Steps in Conducting Variogram Analysis
- Data Collection: Gather water quality measurements at multiple sampling sites across the study area.
- Preprocessing: Clean and organize data, ensuring accurate geolocation information.
- Calculating Empirical Variogram: Compute the variogram based on the differences between data pairs at various distances.
- Model Fitting: Fit a theoretical variogram model (e.g., spherical, exponential) to the empirical data.
- Interpretation: Analyze the model parameters to understand spatial dependence and scale of variability.
Applications in Water Quality Monitoring
Spatial variogram analysis can identify hotspots of pollution and inform sampling strategies. For example, if the variogram indicates strong spatial dependence at short distances, localized sampling may suffice. Conversely, weak dependence suggests the need for broader sampling coverage. This approach also supports spatial interpolation methods like kriging, enabling the creation of detailed pollution maps.

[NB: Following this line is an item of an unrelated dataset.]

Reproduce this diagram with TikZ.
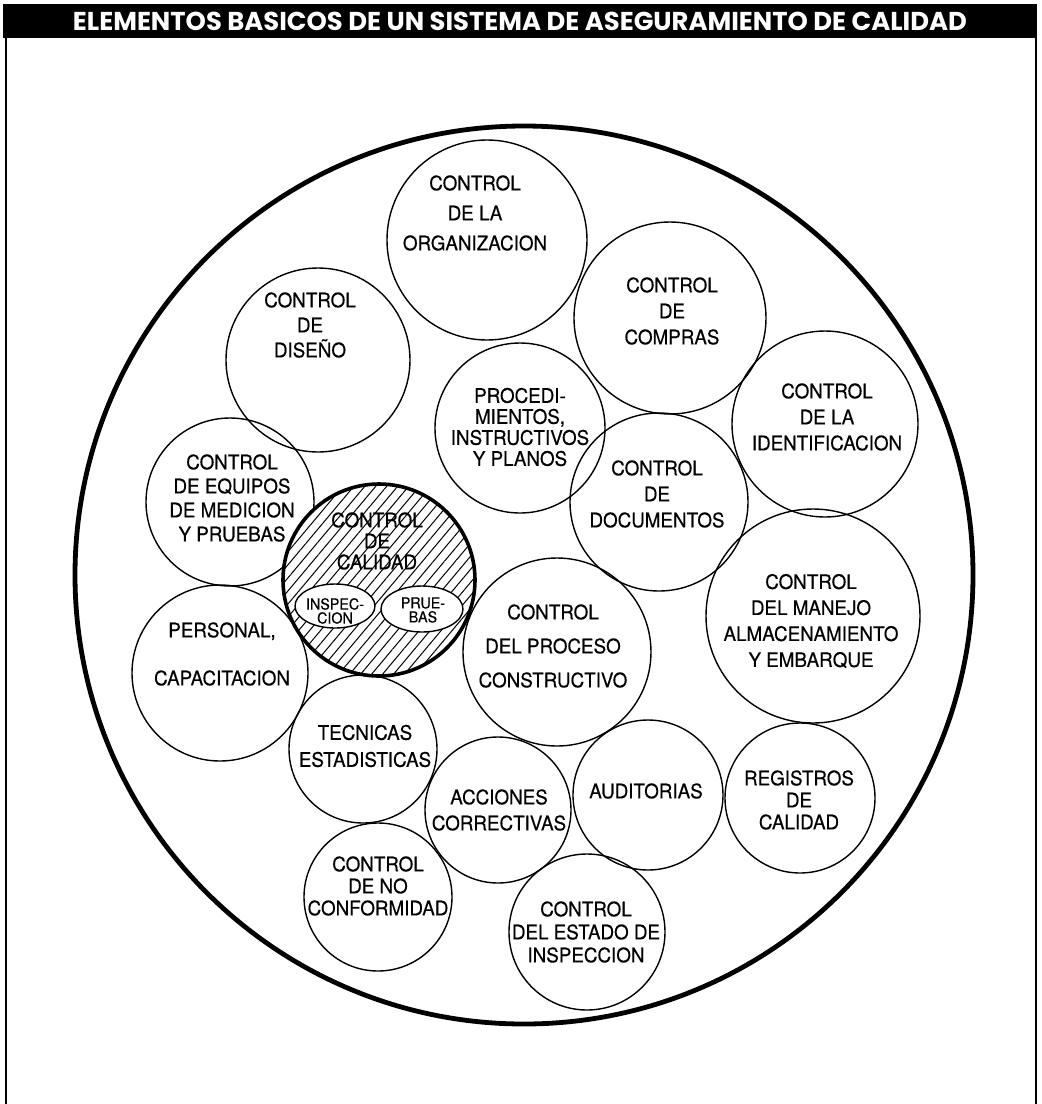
\documentclass[tikz,border=0pt]{standalone}
\usepackage{fontspec}
\newfontfamily\lblfont{TeX Gyre Heros}[FakeStretch=0.94, FakeBold=0.4]
\newfontfamily\headfont{Poppins}
\usetikzlibrary{patterns.meta,shapes.geometric}

\begin{document}
\begin{tikzpicture}[
  x=0.5pt, y=-0.5pt,
  bub/.style={circle, draw, line width=0.7pt, inner sep=0pt},
  lbl/.style={font=\lblfont\fontsize{10}{12.5}\selectfont, align=center, inner sep=0pt},
  ls/.style={font=\lblfont\fontsize{10}{#1}\selectfont},
  tiny/.style={font=\lblfont\fontsize{7.6}{7}\selectfont, align=center, inner sep=0pt},
  egg/.style={ellipse, draw, line width=0.7pt, fill=white, inner sep=0pt},
]
\useasboundingbox (0,0) rectangle (1041,1104);

% Title bar and frame
\node[fill=black, minimum width=517pt, minimum height=17pt, inner sep=0pt] (head) at (520,21)
  {\resizebox{447pt}{!}{\color{white}\headfont\bfseries ELEMENTOS BASICOS DE UN SISTEMA DE ASEGURAMIENTO DE CALIDAD}};
\draw[line width=1pt] (6,38) -- (6,1104) (1036,38) -- (1036,1104);

% Outer circle
\node[bub, line width=2.4pt, minimum size=449pt] (rim) at (524,575) {};

% Upper ring
\node[bub, minimum size=100pt] (org) at (487,240) {};
\node[lbl, ls=15pt] (org-t) at (475,213) {CONTROL\\DE LA\\ORGANIZACION};
\node[bub, minimum size=96pt] (compras) at (670,318) {};
\node[lbl, ls=13pt] (compras-t) at (672,311) {CONTROL\\DE\\COMPRAS};
\node[bub, minimum size=92pt] (diseno) at (318,360) {};
\node[lbl] (diseno-t) at (310,325) {CONTROL\\DE\\DISEÑO};
\node[bub, minimum size=85pt] (proc) at (520,428) {};
\node[lbl, ls=10.5pt] (proc-t) at (520,427) {PROCEDI-\\MIENTOS,\\INSTRUCTIVOS\\Y PLANOS};
\node[bub, minimum size=93pt] (ident) at (825,424) {};
\node[lbl, ls=13pt] (ident-t) at (827,417) {CONTROL\\DE LA\\IDENTIFICACION};
\node[bub, minimum size=89pt] (docs) at (659,502) {};
\node[lbl, ls=13pt] (docs-t) at (657,494) {CONTROL\\DE\\DOCUMENTOS};
\node[bub, minimum size=84pt] (equipos) at (230,502) {};
\node[lbl, ls=12pt] (equipos-t) at (232,498) {CONTROL\\DE EQUIPOS\\DE MEDICION\\Y PRUEBAS};

% Middle ring
\node[bub, minimum size=88pt] (personal) at (220,673) {};
\node[lbl, ls=24pt] (personal-t) at (222,654) {PERSONAL,\\CAPACITACION};
\node[bub, minimum size=94pt] (proceso) at (557,652) {};
\node[lbl, ls=17pt] (proceso-t) at (553,646) {CONTROL\\DEL PROCESO\\CONSTRUCTIVO};
\node[bub, minimum size=107pt] (manejo) at (813,616) {};
\node[lbl, ls=13pt] (manejo-t) at (811,621) {CONTROL\\DEL MANEJO\\ALMACENAMIENTO\\Y EMBARQUE};

% Lower ring
\node[bub, minimum size=74pt] (tecnicas) at (363,749) {};
\node[lbl, ls=13.5pt] (tecnicas-t) at (365,746) {TECNICAS\\ESTADISTICAS};
\node[bub, minimum size=73pt] (acciones) at (498,810) {};
\node[lbl, ls=13pt] (acciones-t) at (499,810) {ACCIONES\\CORRECTIVAS};
\node[bub, minimum size=75pt] (audit) at (648,795) {};
\node[lbl] (audit-t) at (646,791) {AUDITORIAS};
\node[bub, minimum size=75pt] (registros) at (800,798) {};
\node[lbl, ls=11pt] (registros-t) at (799,800) {REGISTROS\\DE\\CALIDAD};
\node[bub, minimum size=74pt] (noconf) at (378,897) {};
\node[lbl, ls=11pt] (noconf-t) at (378,886) {CONTROL\\DE NO\\CONFORMIDAD};
\node[bub, minimum size=78pt] (estado) at (587,932) {};
\node[lbl, ls=11.5pt] (estado-t) at (586,932) {CONTROL\\DEL ESTADO DE\\INSPECCION};

% Hatched core
\node[bub, line width=1.8pt, minimum size=96pt, preaction={fill=white},
  pattern={Lines[angle=50, distance=4.2pt, line width=0.5pt]}] (calidad) at (379,580) {};
\node[lbl, ls=10.5pt] (calidad-t) at (377,541) {CONTROL\\DE\\CALIDAD};
\node[egg, minimum width=40pt, minimum height=22pt] (insp) at (335,606) {};
\node[tiny] (insp-t) at (335,611) {INSPEC-\\CION};
\node[egg, minimum width=41pt, minimum height=23pt] (pruebas) at (422,609) {};
\node[tiny] (pruebas-t) at (423,610) {PRUE-\\BAS};
\end{tikzpicture}
\end{document}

Case Study: Nitrate Pollution
In a recent study, researchers used variogram analysis to assess nitrate levels in a river basin. They found significant spatial dependence within 10 kilometers, indicating localized sources of pollution. This insight helped target specific areas for remediation efforts and improved the accuracy of predictive models.
Conclusion
Spatial variogram analysis is a valuable tool for understanding the spatial structure of water quality data. By revealing patterns and dependencies, it enhances monitoring efforts, guides sampling designs, and supports environmental decision-making. As water quality challenges grow, integrating geostatistical methods like variogram analysis becomes increasingly important for sustainable management.